The Thinking Processes are genuinely useful — I've already applied them at work. The presentation is awkward though, especially the family dialogues, and some trees get rushed over without enough detail. Less entertaining than The Goal, but the concepts are highly applicable. Still very worth the read.


Notes

The Thinking Processes

While The Goal gave us the Five Focusing Steps for physical constraints, It’s Not Luck introduces the Thinking Processes — a logical toolkit for solving complex problems, especially policy constraints and conflicts.

Five tools, five questions:

  1. Current Reality Tree — What to change?
  2. Evaporating Cloud — What to change to?
  3. Future Reality Tree — Will it work?
  4. Prerequisite Tree — What’s in the way?
  5. Transition Tree — What actions?

Each produces output that feeds the next. Skip steps and you fail in predictable ways.

Why Known Problems Persist

If you know about a problem and it persists, something is stopping you from solving it. That something is almost always a perceived trade-off.

The interesting question shifts from “why does this exist?” to “why haven’t we solved it?”

Most answers reduce to: “I believe I can’t have X without losing Y.” That belief is either a valid constraint or an assumption worth challenging.

The Evaporating Cloud

Most conflicts aren’t real — they rest on hidden assumptions. The cloud makes them visible.

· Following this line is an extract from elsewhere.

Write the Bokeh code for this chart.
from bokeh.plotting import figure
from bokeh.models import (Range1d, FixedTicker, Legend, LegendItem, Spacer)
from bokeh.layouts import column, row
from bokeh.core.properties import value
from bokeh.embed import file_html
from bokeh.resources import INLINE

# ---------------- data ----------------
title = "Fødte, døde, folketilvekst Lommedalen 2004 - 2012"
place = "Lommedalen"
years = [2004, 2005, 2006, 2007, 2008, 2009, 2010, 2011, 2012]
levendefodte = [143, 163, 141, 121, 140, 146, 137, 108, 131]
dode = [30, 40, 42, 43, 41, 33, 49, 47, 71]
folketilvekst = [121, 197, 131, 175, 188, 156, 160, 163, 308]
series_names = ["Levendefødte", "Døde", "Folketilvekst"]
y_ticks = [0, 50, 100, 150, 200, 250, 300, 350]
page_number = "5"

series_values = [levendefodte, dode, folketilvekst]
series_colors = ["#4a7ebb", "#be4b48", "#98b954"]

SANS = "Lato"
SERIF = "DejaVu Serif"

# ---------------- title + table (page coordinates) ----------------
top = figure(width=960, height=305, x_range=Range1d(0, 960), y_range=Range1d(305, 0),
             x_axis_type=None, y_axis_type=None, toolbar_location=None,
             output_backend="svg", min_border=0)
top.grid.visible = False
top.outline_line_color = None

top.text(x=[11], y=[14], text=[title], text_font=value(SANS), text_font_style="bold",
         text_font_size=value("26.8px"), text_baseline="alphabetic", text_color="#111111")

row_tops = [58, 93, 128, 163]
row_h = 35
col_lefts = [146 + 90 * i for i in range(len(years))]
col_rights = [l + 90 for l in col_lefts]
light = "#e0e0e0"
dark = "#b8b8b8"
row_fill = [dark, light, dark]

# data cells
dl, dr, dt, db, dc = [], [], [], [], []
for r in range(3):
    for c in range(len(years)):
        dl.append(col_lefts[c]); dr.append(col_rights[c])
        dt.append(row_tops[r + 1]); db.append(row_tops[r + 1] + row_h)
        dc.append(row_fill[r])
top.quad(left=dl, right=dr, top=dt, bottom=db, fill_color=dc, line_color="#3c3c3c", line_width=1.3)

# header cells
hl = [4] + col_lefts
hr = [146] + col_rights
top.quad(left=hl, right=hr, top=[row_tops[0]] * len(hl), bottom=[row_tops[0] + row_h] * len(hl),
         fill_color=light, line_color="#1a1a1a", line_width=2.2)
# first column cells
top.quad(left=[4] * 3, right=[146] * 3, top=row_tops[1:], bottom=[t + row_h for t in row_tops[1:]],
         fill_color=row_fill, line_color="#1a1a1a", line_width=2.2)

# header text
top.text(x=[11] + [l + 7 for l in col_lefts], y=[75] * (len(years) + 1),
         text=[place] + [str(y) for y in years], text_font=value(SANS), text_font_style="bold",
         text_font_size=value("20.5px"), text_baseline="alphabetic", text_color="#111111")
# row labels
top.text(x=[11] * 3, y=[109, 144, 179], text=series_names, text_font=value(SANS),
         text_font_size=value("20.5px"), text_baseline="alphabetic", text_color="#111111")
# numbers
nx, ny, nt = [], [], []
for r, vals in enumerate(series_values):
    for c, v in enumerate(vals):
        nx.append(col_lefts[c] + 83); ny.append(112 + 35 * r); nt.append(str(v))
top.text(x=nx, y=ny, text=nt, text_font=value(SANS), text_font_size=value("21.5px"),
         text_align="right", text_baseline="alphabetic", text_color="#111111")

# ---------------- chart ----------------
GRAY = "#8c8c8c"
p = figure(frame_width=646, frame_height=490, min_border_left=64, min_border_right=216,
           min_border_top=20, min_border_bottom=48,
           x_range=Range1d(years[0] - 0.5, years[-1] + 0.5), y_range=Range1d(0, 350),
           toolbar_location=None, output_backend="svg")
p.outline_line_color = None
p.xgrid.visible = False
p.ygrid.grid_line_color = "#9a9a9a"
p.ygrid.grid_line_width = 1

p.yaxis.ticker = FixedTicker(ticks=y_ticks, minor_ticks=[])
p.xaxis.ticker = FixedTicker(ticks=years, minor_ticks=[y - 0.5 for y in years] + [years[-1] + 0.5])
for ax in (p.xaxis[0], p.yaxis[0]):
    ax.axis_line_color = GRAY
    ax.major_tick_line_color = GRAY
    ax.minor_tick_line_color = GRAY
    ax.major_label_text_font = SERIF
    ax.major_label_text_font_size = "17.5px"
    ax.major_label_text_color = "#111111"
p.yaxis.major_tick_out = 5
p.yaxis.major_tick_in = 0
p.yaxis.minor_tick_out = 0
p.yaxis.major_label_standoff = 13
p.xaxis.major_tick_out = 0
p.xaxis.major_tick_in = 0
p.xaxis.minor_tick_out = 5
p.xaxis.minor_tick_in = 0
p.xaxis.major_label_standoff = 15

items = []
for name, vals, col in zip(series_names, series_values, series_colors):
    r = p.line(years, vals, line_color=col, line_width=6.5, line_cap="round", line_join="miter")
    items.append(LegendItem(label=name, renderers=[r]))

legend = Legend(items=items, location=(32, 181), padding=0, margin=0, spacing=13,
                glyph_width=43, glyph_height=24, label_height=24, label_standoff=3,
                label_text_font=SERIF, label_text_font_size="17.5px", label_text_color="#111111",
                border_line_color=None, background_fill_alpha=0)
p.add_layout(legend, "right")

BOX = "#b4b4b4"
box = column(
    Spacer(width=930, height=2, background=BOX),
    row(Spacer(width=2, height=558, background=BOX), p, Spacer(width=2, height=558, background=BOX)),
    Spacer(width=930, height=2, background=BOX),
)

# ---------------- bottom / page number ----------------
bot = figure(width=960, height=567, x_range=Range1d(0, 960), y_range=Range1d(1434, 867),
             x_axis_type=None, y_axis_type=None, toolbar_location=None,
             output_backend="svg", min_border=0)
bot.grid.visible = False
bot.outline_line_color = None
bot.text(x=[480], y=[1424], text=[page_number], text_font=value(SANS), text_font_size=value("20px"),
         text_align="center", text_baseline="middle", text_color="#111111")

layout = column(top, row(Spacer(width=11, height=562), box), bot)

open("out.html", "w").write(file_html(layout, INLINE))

                A: Common Objective

             ┌──────────┴──────────┐
             │                     │
             v                     v
       B: Requirement        C: Requirement
             │                     │
             v                     v
       D: Position ◄── conflict ──► D': Position

Both sides want the same objective (A) but believe they need contradictory things (D vs D’). Surface the assumptions behind each arrow. Invalidate one, and the conflict evaporates.

CRT to EC: The Handoff

The Current Reality Tree maps cause-effect chains from symptoms to root cause. But finding the root cause isn’t enough — you need to understand why it persists.

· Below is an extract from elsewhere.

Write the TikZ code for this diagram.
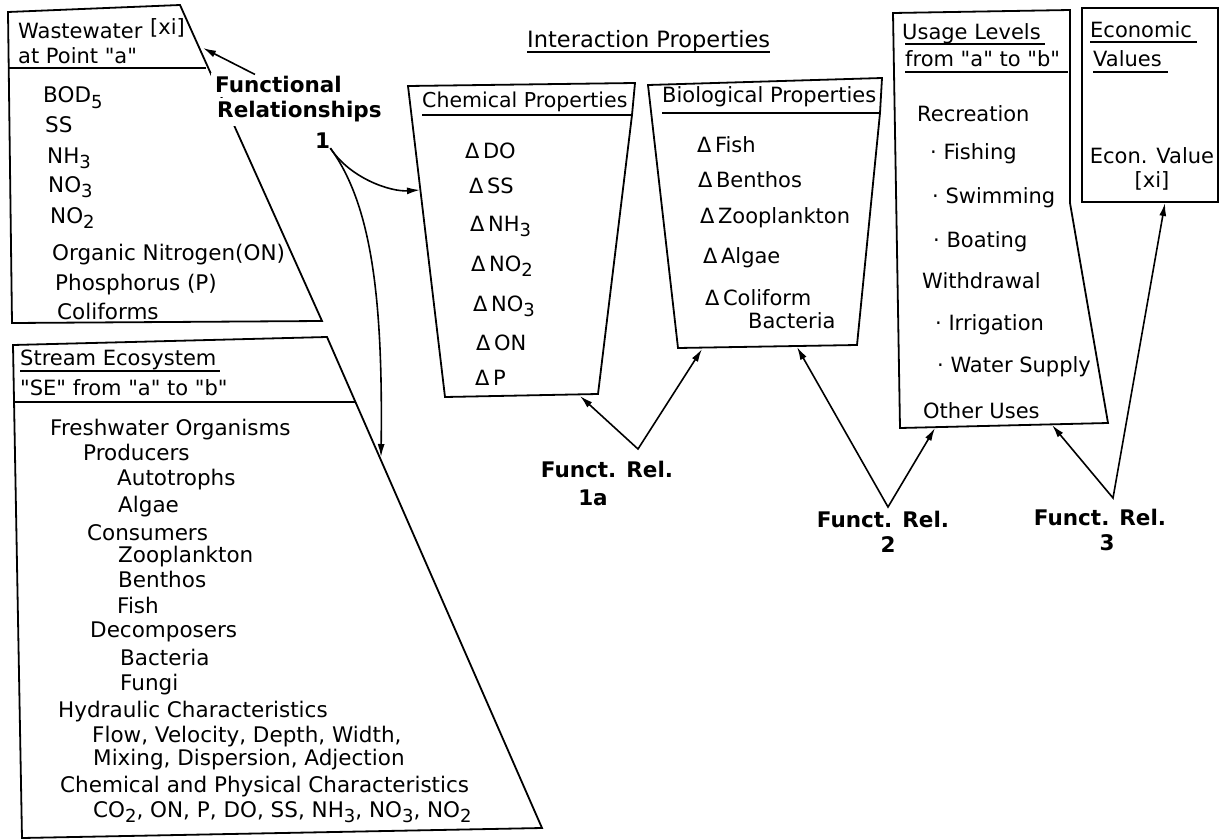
\documentclass[tikz,border=0pt]{standalone}
\usepackage{fontspec}
\setmainfont{DejaVu Sans}[Ligatures=TeXOff]
\usetikzlibrary{arrows.meta}
\newcommand{\lowsub}[1]{\raisebox{-0.5ex}{\fontsize{18}{18}\selectfont #1}}

\begin{document}
\begin{tikzpicture}[x=1pt, y=-1pt,
	box/.style={line width=1.8pt, line join=miter},
	uline/.style={line width=1.4pt},
	arr/.style={-{Latex[length=13pt,width=7pt]}, line width=1.6pt},
	dbl/.style={{Latex[length=13pt,width=7pt]}-{Latex[length=13pt,width=7pt]}, line width=1.6pt},
	txt/.style={anchor=base west, inner sep=0pt, font={\fontsize{21}{25}\selectfont}},
	item/.style={txt, font={\fontsize{21.5}{25}\selectfont}},
	big/.style={inner sep=0pt, font={\bfseries\fontsize{21.5}{25}\selectfont}}]
	\useasboundingbox (0,0) rectangle (1223,840);
	
	% 框
	\draw[box] (8,12) -- (180,5) -- (322,321) -- (12,323) -- cycle;
	\draw[uline] (8,68) -- (206,68);
	\draw[box] (13,345) -- (327,337) -- (542,828) -- (22,838) -- cycle;
	\draw[uline] (13,402) -- (355,402);
	\draw[box] (408,86) -- (635,83) -- (632,115) -- (598,394) -- (445,397) -- cycle;
	\draw[box] (648,85) -- (882,78) -- (880,113) -- (857,345) -- (678,348) -- cycle;
	\draw[box] (893,13) -- (1070,10) -- (1070,203) -- (1108,423) -- (900,428) -- cycle;
	\draw[box] (1082,8) -- (1218,8) -- (1218,202) -- (1082,202) -- cycle;
	
	% 标题
	\node[txt] (ww-t1) at (18,39) {Wastewater};
	\node[txt] (ww-t2) at (150,35) {[xi]};
	\node[txt] (ww-t3) at (18,64) {at Point "a"};
	\node[txt] (se-t1) at (20,365) {Stream Ecosystem};
	\draw[uline] ([yshift=-6pt]se-t1.base west) -- ([yshift=-6pt,xshift=3pt]se-t1.base east);
	\node[txt] (se-t2) at (20,395) {"SE" from "a" to "b"};
	\node[txt, font={\fontsize{22.5}{26}\selectfont}] (ip) at (527,48) {Interaction Properties};
	\draw[uline] ([yshift=-4pt]ip.base west) -- ([yshift=-4pt]ip.base east);
	\node[txt, font={\fontsize{20.5}{25}\selectfont}] (chem-t) at (422,108) {Chemical Properties};
	\draw[uline] ([yshift=-7pt]chem-t.base west) -- (632,115);
	\node[txt] (bio-t) at (662,103) {Biological Properties};
	\draw[uline] ([yshift=-10pt]bio-t.base west) -- (880,113);
	\node[txt] (use-t1) at (902,40) {Usage Levels};
	\draw[uline] ([yshift=-4pt,xshift=3pt]use-t1.base west) -- ([yshift=-4pt,xshift=4pt]use-t1.base east);
	\node[txt] (use-t2) at (905,67) {from "a" to "b"};
	\draw[uline] ([yshift=-5pt]use-t2.base west) -- (1068,72);
	\node[txt] (eco-t1) at (1090,38) {Economic};
	\draw[uline] ([yshift=-4pt]eco-t1.base west) -- ([yshift=-4pt,xshift=5pt]eco-t1.base east);
	\node[txt] (eco-t2) at (1093,67) {Values};
	\draw[uline] ([yshift=-5pt]eco-t2.base west) -- ([yshift=-5pt,xshift=6pt]eco-t2.base east);
	
	% 列表
	\foreach \x/\y/\t [count=\i] in {43/103/BOD\lowsub{5}, 45/132/SS, 47/163/NH\lowsub{3},
		48/192/NO\lowsub{3}, 50/223/NO\lowsub{2}, 52/260/Organic Nitrogen(ON),
		55/290/Phosphorus (P), 57/319/Coliforms}
		\node[item] (ww-\i) at (\x,\y) {\t};
	\foreach \x/\y/\t [count=\i] in {50/435/Freshwater Organisms, 83/460/Producers,
		117/485/Autotrophs, 118/512/Algae, 87/540/Consumers, 118/562/Zooplankton,
		118/587/Benthos, 117/613/Fish, 90/637/Decomposers, 120/665/Bacteria,
		120/690/Fungi, 58/717/Hydraulic Characteristics,
		92/742/{Flow, Velocity, Depth, Width,}, 93/765/{Mixing, Dispersion, Adjection},
		60/792/Chemical and Physical Characteristics,
		93/817/{CO\lowsub{2}, ON, P, DO, SS, NH\lowsub{3}, NO\lowsub{3}, NO\lowsub{2}}}
		\node[item] (se-\i) at (\x,\y) {\t};
	\foreach \x/\y/\t [count=\i] in {465/158/DO, 469/193/SS, 470/231/NH\lowsub{3},
		471/271/NO\lowsub{2}, 473/311/NO\lowsub{3}, 476/350/ON, 475/385/P}
		\node[txt] (chem-\i) at (\x,\y) {Δ\,\t};
	\foreach \x/\y/\t [count=\i] in {697/153/Fish, 698/187/Benthos, 700/223/Zooplankton,
		703/263/Algae, 705/305/Coliform}
		\node[txt] (bio-\i) at (\x,\y) {Δ\,\t};
	\node[txt] (bio-6) at (748,328) {Bacteria};
	\foreach \x/\y/\t [count=\i] in {917/122/Recreation, 930/159/· Fishing,
		932/203/· Swimming, 933/247/· Boating, 922/288/Withdrawal,
		935/330/· Irrigation, 937/372/· Water Supply, 923/418/Other Uses}
		\node[txt] (use-\i) at (\x,\y) {\t};
	\node[txt, anchor=base] (eco-v) at (1152,163) {Econ. Value};
	\node[txt, anchor=base] (eco-xi) at (1152,187) {[xi]};
	
	% 函数关系
	\node[big, anchor=base west, fill=white, inner sep=4pt] (fr-a) at (211,93) {Functional};
	\node[big, anchor=base west, fill=white, inner sep=4pt] (fr-b) at (213,118) {Relationships};
	\node[big, anchor=base west] (fr-n) at (315,148) {1};
	\node[big, anchor=base] (fr1a) at (607,477) {Funct. Rel.};
	\node[big, anchor=base] (fr1a-n) at (593,505) {1a};
	\node[big, anchor=base] (fr2) at (883,527) {Funct. Rel.};
	\node[big, anchor=base] (fr2-n) at (888,552) {2};
	\node[big, anchor=base] (fr3) at (1100,525) {Funct. Rel.};
	\node[big, anchor=base] (fr3-n) at (1107,550) {3};
	
	% 箭头端点
	\coordinate (ww-in) at (203,48);
	\coordinate (chem-in) at (420,190);
	\coordinate (se-in) at (381,457);
	\coordinate (chem-b) at (580,396);
	\coordinate (bio-l) at (702,349);
	\coordinate (bio-r) at (797,347);
	\coordinate (use-l) at (935,428);
	\coordinate (use-r) at (1052,425);
	\coordinate (eco-b) at (1165,203);
	\coordinate (a1) at (638,449);
	\coordinate (a2) at (888,507);
	\coordinate (a3) at (1113,498);
	
	% 箭头
	\draw[arr] ([xshift=44pt,yshift=-2pt]fr-a.north west) -- (ww-in);
	\draw[arr] (fr-n.south east) .. controls (350,178) and (390,192) .. (chem-in);
	\draw[arr] (fr-n.south east) .. controls (372,205) and (383,300) .. (se-in);
	\draw[dbl] (chem-b) -- (a1) -- (bio-l);
	\draw[dbl] (bio-r) -- (a2) -- (use-l);
	\draw[dbl] (use-r) -- (a3) -- (eco-b);
\end{tikzpicture}
\end{document}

Root causes persist because of perceived conflicts. The EC structures that conflict. CRT answers what, EC answers why we haven’t fixed it.

Future Reality Tree

The FRT is a flight simulator for your solution. Take the injection from the EC, trace its effects forward through cause-effect logic.

Two things to check:

  • Does it eliminate the undesirable effects from the CRT?
  • Does it create new problems (negative branch reservations)?

For every “what could go wrong,” either add a preventive injection or modify the solution. Critics become contributors — they’re stress-testing your logic, not attacking your idea.

From Objectives to Actions

The Prerequisite Tree captures obstacles (“we can’t because…”) and converts each into an intermediate objective — a state that overcomes the obstacle. Not actions, states.

The Transition Tree then breaks each intermediate objective into concrete action sequences with explicit cause-effect logic: given reality and need, if we do X, then Y results.

PRT answers “what conditions must exist.” TT answers “what exactly do we do.”

The Full Sequence

CRT ──► EC ──► FRT ──► PRT ──► TT ──► Implementation
 │       │       │       │       │
 │       │       │       │       └─ What actions?
 │       │       │       └───────── What's in the way?
 │       │       └───────────────── Will it work?
 │       └───────────────────────── What to change to?
 └───────────────────────────────── What to change?

Skip CRT: solve the wrong problem. Skip EC: fight symptoms. Skip FRT: solution creates new problems. Skip PRT: get stuck on obstacles. Skip TT: vague plan, inconsistent execution.